On the Flatness, Non-linearity, and Branching Direction of Natural Language and Random Constituency Trees: Analyzing Structural Variation within and across Languages
This repository provides the experimental codes for the QUASY@SyntaxFest 2025 paper On the Flatness, Non-linearity, and Branching Direction of Natural Language and Random Constituency Trees: Analyzing Structural Variation within and across Languages.
Simply running uv run python ...
automatically recovers the environment.
scripts/preprocess_and_eval.py
is used. Hyperparameters are directly coded in the script.
This script consists of 3 steps: 1) preprocessing of treebanks, 2) generation of random trees, and 3) calculation of tree shape measures.
Run
uv run python -m scripts.preprocess_and_eval
For full experiments, you (at least) need to modify the script and set the following variables:
data_base_dir: str = "PathToDirectory" # Set the directory where all datasets are placed.

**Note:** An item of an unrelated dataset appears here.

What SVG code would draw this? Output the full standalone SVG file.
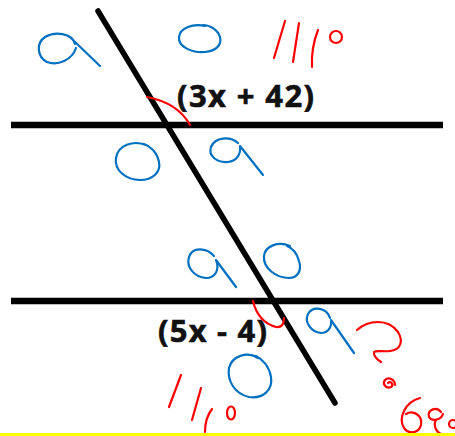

debug: bool = False # Set False, the default is True.
Note that you can also speed up the experiment by setting the following variable:
num_parallel: int
Although there is an option for gpu, the experiments basically do not use gpus.
To generate Figure 3, 4, 5, 6, 8, and 9, use scripts/plot.py
.
To generate Table 2, use scripts/treebank_stats.py
.
To generate Table 3, use scripts/hist_intersec_whole.py
.
To generate Table 4, use scripts/hist_compare_average.py
.
To generate Table 4, use scripts/hist_compare_multi.py
.
Hyperparameters are directly coded in the scripts.
Run
uv run python -m scripts.plot
uv run python -m scripts.treebank_stats
uv run python -m scripts.hist_intersec_whole
uv run python -m scripts.hist_compare_average
uv run python -m scripts.hist_compare_multi
For full experiments, you need to modify the scripts and set the following variables:
base_dir: Path = Path("../tmp") # Set the directory where all results will be placed.
debug: bool = False # Set False, the default is True
num_parallel: int # Number of parallel process.
This code is distributed under the MIT License.